UNE VISION SINGULIERE
(Rencontres de Vico, 13 août 2008)
Je visitais récemment un musée romain, dans une province reculée de l’ancien empire. J’eu brusquement, dans la pénombre feutrée des salles, devant les objets luisant faiblement dans les vitrines, l’impression de déjà vu qui caractérise le cauchemar. A cette vision se superposa immédiatement celle d’une montagne de packs de coca-cola, ornés du célèbre sigle blanc et rouge qui a tant inspiré le Père Noël. Une armée de personnages, armés de pelles, de petites pioches, et de balais de cabinets, extrayaient ces packs d’une tranchée profonde et tirée au cordeau, sous l’œil attentif de quelques individus coiffés d’un casque qui me parut colonial.
Je m’interrogeai sur le rapport entre ces deux choses, qui me laissa songeur, mais je ne trouvai pas de réponse sur le moment. Mais la nuit même, mes rêves furent peuplés d’alignements de packs de coca-cola, à la manière de Cauria ou de Carnac, et à mon réveil je résolus d’en avoir le cœur net. Une sorcière, qui n’habite pas loin de chez moi, car vous n’ignorez pas qu’il en reste quelques unes qui ont résisté aux bûchers et qui sont charmantes, me donna la clé de mes songes : j’avais rêvé de la mondialisation. J’avais vu en rêve les archéologues des temps futurs, et les seuls témoignages qu’ils découvraient du passé étaient ces objets, tous identiques, qui ne racontaient plus qu’une seule chose, la mort de la singularité.
Mais les Romains, que venaient-ils faire dans cette histoire ? Je ne dois qu’à moi-même d’avoir trouvé la réponse, et je n’en suis pas peu fier même si c’est avec quelque crainte que je l’expose ici. J’ai vu bien des musées romains. Ils sont à la vérité d’un ennui mortel, car quand vous en avez vu un vous les avez tous vu. Ils illustrent l’impérialisme qui a détruit toutes les différences, fait disparaitre tous les particularismes, et établi sous le nom de PAX ROMANA la dictature du modèle unique. La Corse, ne fut pas épargnée, et si Sénèque à pu écrire que les barbares de cette île (nous) parlaient une langue incompréhensible, quelques temps après la colonisation avait fait son œuvre et les « barbares » parlaient latin. Mais c’est là que l’affaire se corse, car la langue que nous revendiquons aujourd’hui, au nom de notre identité, c’est celle que peu à peu notre histoire a façonnée sur le déclin et la ruine de l’empire romain. Comme on été façonnés des centaines d’idiomes qui existent aujourd’hui, devant lesquels les romains perdraient leur latin si ils revenaient.

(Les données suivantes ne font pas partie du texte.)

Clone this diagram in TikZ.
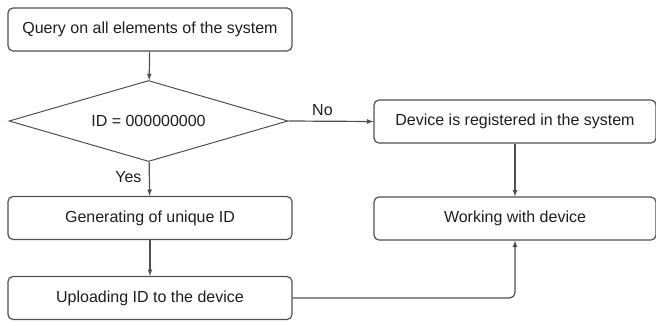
\documentclass[tikz,border=0pt]{standalone}
\usepackage{fontspec}
\setmainfont{Liberation Sans}
\usepackage{tikz}
\usetikzlibrary{shapes}
\definecolor{linegray}{RGB}{80,80,80}
\definecolor{textgray}{RGB}{30,30,30}
\tikzstyle{block}=[rectangle,draw=linegray,line width=1.2pt,rounded corners=5pt,fill=white,text=textgray,font=\fontsize{16}{18}\selectfont,minimum height=43pt,inner sep=0pt]
\tikzstyle{decision}=[diamond,draw=linegray,line width=1pt,fill=white,text=textgray,font=\fontsize{16}{18}\selectfont,shape aspect=3.44,minimum width=279pt,minimum height=81pt,inner sep=0pt]
\tikzstyle{flow}=[draw=linegray,line width=1.2pt,-latex]
\tikzstyle{lbl}=[text=textgray,font=\fontsize{16}{18}\selectfont]

\begin{document}
\begin{tikzpicture}[x=1pt,y=-1pt]
    \useasboundingbox (0,0) rectangle (656,322);
    \node[block,minimum width=284pt] (query) at (150,29.5)  {Query on all elements of the system};
    \node[decision] (id) at (148.5,121) {ID = 000000000};
    \node[block,minimum width=284pt] (gen) at (150,218)  {Generating of unique ID};
    \node[block,minimum width=284pt] (upl) at (150,298)  {Uploading ID to the device};
    \node[block,minimum width=282pt] (reg) at (515,121.5)  {Device is registered in the system};
    \node[block,minimum width=282pt] (work) at (515,218.5)  {Working with device};
%    arrows
    \draw[flow] (query) -- (id);
    \draw[flow] (id) -- (gen) node[lbl,pos=0.45,left=4pt] {Yes};
    \draw[flow] (id.east) -- (reg.west) node[lbl,pos=0.4,above=2pt] {No};
    \draw[flow] (gen) -- (upl);
    \draw[flow] (reg) -- (work);
    \coordinate (turn) at (work.south |- upl.east);
    \draw[flow,rounded corners=6pt] (upl.east) -- (turn) -- (work.south);
\end{tikzpicture}
\end{document}
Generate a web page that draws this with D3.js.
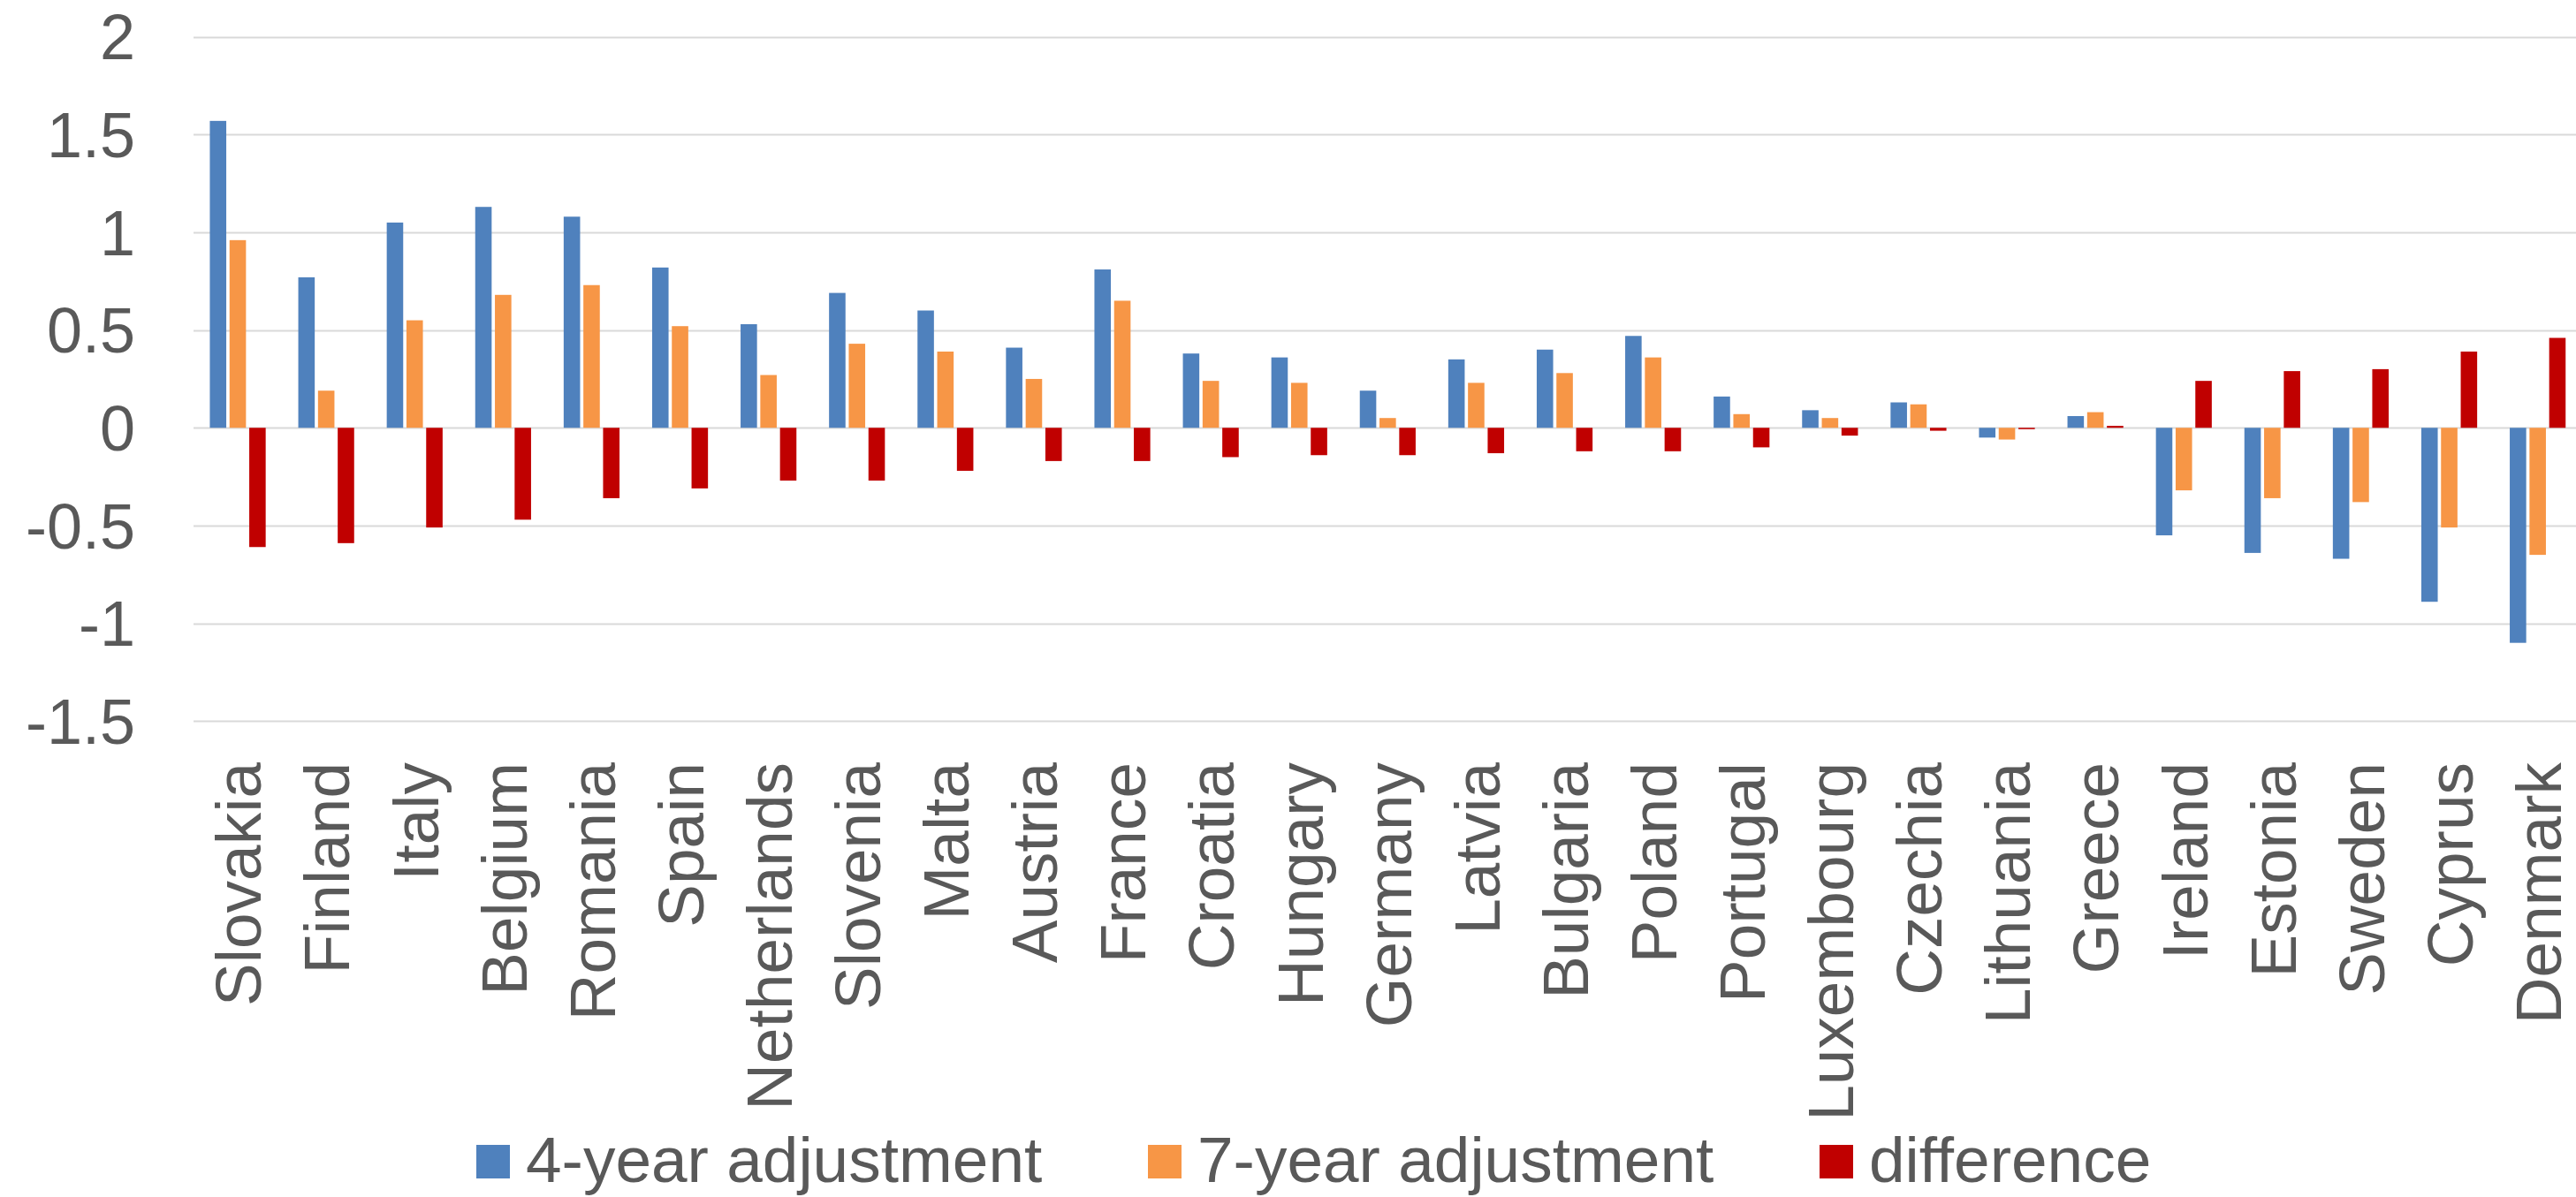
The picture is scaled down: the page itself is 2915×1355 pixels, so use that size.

La vendetta prend parfois des siècles, mais la patience des peuples est grande.
Qu’en est-il aujourd’hui du nouvel empire qui s’impose à nous, et quel rôle la culture peut-elle jouer dans les processus de résistance ou de fascination ?«Les Etats-Unis, au XXe siècle, ont gagné la guerre des comportements et de modes de vie grâce à leur cinéma et à leur industries culturelles : ils ont développé une politique extraordinairement dynamique de la culture, et en ont fait une dimension essentielle de la société industrielle. En même temps, ils ont ouvert une boîte de Pandore – ce qui se révèle au moment où ce modèle producteur/consommateur, qui a été d’une extraordinaire efficacité, mais qui a détruit le publics d’amateurs, s’avère aujourd’hui en voie d’épuisement. Car c’est ainsi qu’il faut commencer par interpréter le succès des jeux vidéos et la fortune des wikis. Nous devons assumer et revendiquer notre responsabilité pleine et entière quant à l’avenir de la culture face à ce que veulent les générations nées avec ces technologies. Car celles-ci sont de nouveaux instruments de l’esprit, ou du moins susceptibles de le devenir pour autant que nous daignions nous en saisir»(1)
C’est un combat de libération, individuel et collectif, contre la barbarie. Oui, mais c’est toujours par les barbares que la mutation se produit. Alors, «il s’agit d’être capables de décider ce que nous voulons transporter de l’ancien monde jusqu’au monde nouveau. C’est un geste difficile parce qu’il ne signifie pas se sauver de la mutation mais, toujours, dans la mutation. Parce que ce qui se sauvera ne sera jamais ce que nous aurons tenu à l’abri des temps, mais ce que nous avons laissé muter pour qu’il redevienne lui-même dans un temps nouveau. »(2)
Toni Casalonga
1 : Bernard Stiegler, N° 48 de la revue Mouvement, juillet 2008 2 : Alessandro Barrico, I barbari, saggio sulla mutazione, Fandango libri, Roma, 2006.